Separation of Church and Science

Someone I really respect has said Excluding science in the name of God isn’t salvation, it’s laziness.  And that’s true.  It’s also true that excluding God in the name of science isn’t reasoning, it’s mere arrogance.

Here’s Richard Dawkins, on the idea that evolution is “random chance”:

That’s ludicrous. That’s ridiculous. Mutation is random in the sense that it’s not anticipatory of what’s needed. Natural selection is anything but random. Natural selection is a guided process, guided not by any higher power, but simply by which genes survive and which genes don’t survive.

And about why some intelligent people are religious:

It’s certainly hard to know what to make of it. I think it’s a betrayal of science. I think they have a religious agenda which, for reasons best known to themselves, they elevate above science.

And on the realization that some people despair at the meaninglessness of natural selection and random mutation:

If it’s true that it causes people to feel despair, that’s tough. It’s still the truth. The universe doesn’t owe us condolence or consolation; it doesn’t owe us a nice warm feeling inside. If it’s true, it’s true, and you’d better live with it.

Emphasis, mine.  Don’t know about you, but I see arrogance in the words.  I’d quote Christopher Hitchens here if it more examples were needed.

It was about 400 years ago that there occured in Rome an historically momentus event – the Church, the “keeper of all truth” (and at the time, most knowledge), found it couldn’t contain within it’s walls one particular man with a particular idea and the means to prove it to be true.  The war between Galileo and the Catholic Church was less a war than a political power struggle, and it drew a bright line for all Europe to see between faith and reason, and between science and religion.

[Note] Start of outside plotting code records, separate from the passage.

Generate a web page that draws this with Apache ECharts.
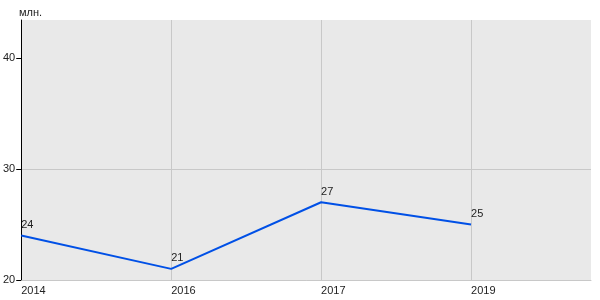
<!DOCTYPE html>
<html><head><meta charset="utf-8">
<script src="https://cdn.jsdelivr.net/npm/echarts@6/dist/echarts.min.js"></script>
<style>html,body{margin:0;padding:0;background:#fff}#c{width:600px;height:300px}</style>
</head><body><div id="c"></div>
<script>
const categories = ['2014', '2016', '2017', '2019'];
const values = [24, 21, 27, 25];
const yTicks = [20, 30, 40];
const unitLabel = 'млн.';

const chart = echarts.init(document.getElementById('c'), null, {renderer: 'canvas'});
const font = 'Liberation Sans, Arial, sans-serif';
chart.setOption({
  animation: false,
  textStyle: {fontFamily: font},
  title: {text: unitLabel, left: 14, top: 2, textStyle: {fontSize: 11, fontWeight: 'normal', color: '#222', fontFamily: font}},
  grid: {left: 20, right: 9, top: 20, bottom: 20, containLabel: false, show: true, backgroundColor: '#e9e9e9', borderWidth: 0},
  xAxis: {
    type: 'value', min: 0, max: 3.8, interval: 1,
    axisLine: {show: true, lineStyle: {color: '#c8c8c8', width: 1}},
    axisTick: {show: false},
    splitLine: {show: true, showMinLine: false, showMaxLine: false, lineStyle: {color: '#c8c8c8', width: 1}},
    axisLabel: {
      color: '#222', fontSize: 11, fontFamily: font, align: 'left', margin: 5,
      showMaxLabel: false,
      formatter: v => (Number.isInteger(v) && categories[v] !== undefined) ? categories[v] : ''
    }
  },
  yAxis: {
    type: 'value', min: 20, max: 43.4, interval: 10,
    axisLine: {show: true, lineStyle: {color: '#000', width: 1}},
    axisTick: {show: true, length: 5, lineStyle: {color: '#000'}, customValues: yTicks},
    splitLine: {show: true, showMinLine: false, showMaxLine: false, lineStyle: {color: '#c8c8c8', width: 1}},
    axisLabel: {color: '#222', fontSize: 11, fontFamily: font, margin: 6, customValues: yTicks}
  },
  series: [{
    type: 'line',
    data: values.map((v, i) => [i, v]),
    lineStyle: {color: '#0050e6', width: 2},
    itemStyle: {color: 'rgba(0,0,0,0)', borderWidth: 0},
    symbol: 'circle', symbolSize: 2, showSymbol: true,
    label: {show: true, position: 'top', align: 'left', distance: 4, color: '#222', fontSize: 11, fontFamily: font}
  }]
});
</script></body></html>
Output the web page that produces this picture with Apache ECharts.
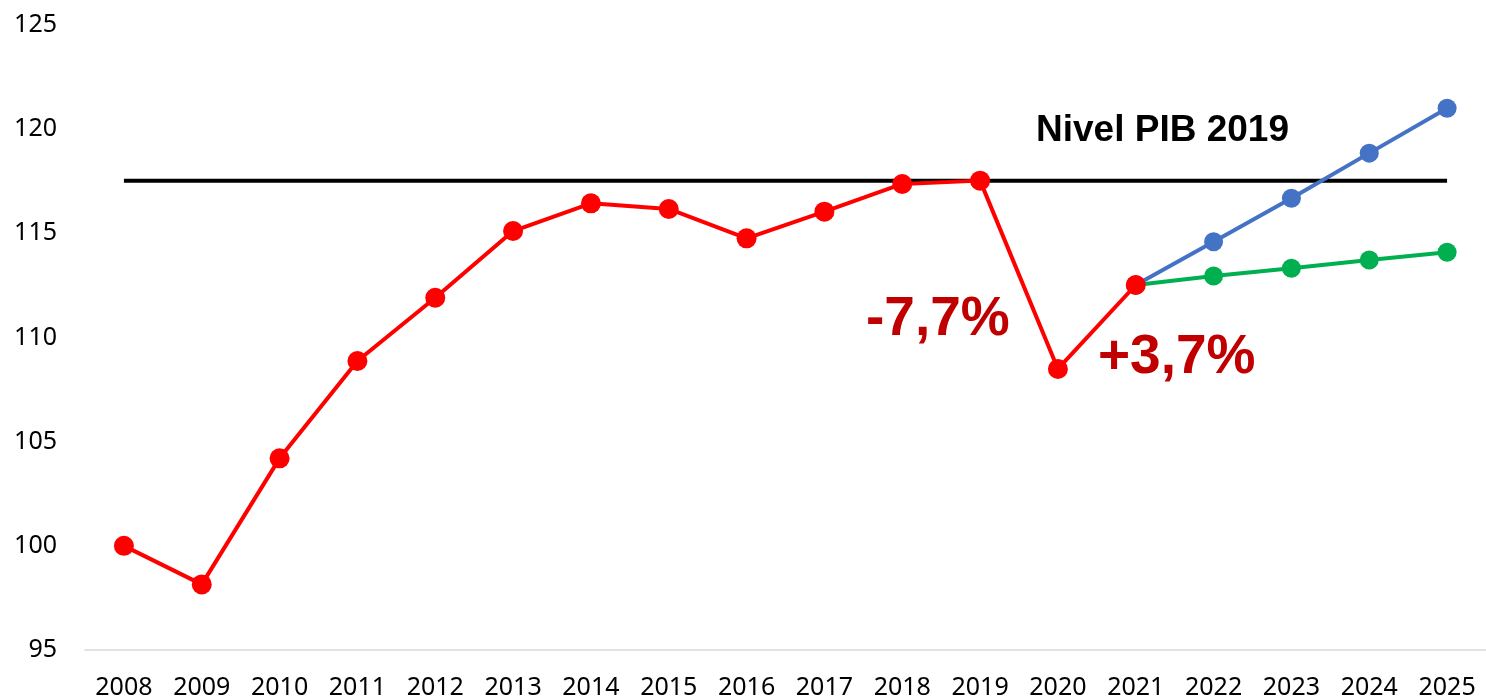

It’s too bad that these were seen as opposites and in conflict, because it didn’t have to be that way, and I don’t think they should be seen that way.

So guess who is making overtures to the other side in this great debate?

Four hundred years after it put Galileo on trial for heresy the Vatican is to complete its rehabilitation of the great scientist by erecting a statue of him inside the Vatican walls. The planned statue is to stand in the Vatican gardens near the apartment in which Galileo was incarcerated while awaiting trial in 1633 for advocating heliocentrism, the Copernican doctrine that the Earth revolves around the Sun.

Nicola Cabibbo, head of the Pontifical Academy of Sciences and a nuclear physicist, said: “The Church wants to close the Galileo affair and reach a definitive understanding not only of his great legacy but also of the relationship between science and faith.”

You may not be aware that this rapprochement has been going on for awhile.  The main stream press isn’t covering it very well.

The Vatican’s repentance over its treatment of Galileo began in 1979, when John Paul II invited the Church to rethink the trial of Galileo.

And despite opposition, not from inside the Church, but from outside, it continues under Benedict XIV.

In January Pope Benedict XVI called off a visit to Sapienza University, Rome, after staff and students accused him of defending the Inquisition’s condemnation of Galileo. They cited a speech he made at La Sapienza in 1990, while still a cardinal, in which he quoted a description of the trial of Galileo as fair. The Vatican said that the Pope had been misquoted.

I guess they don’t think it’s all that important.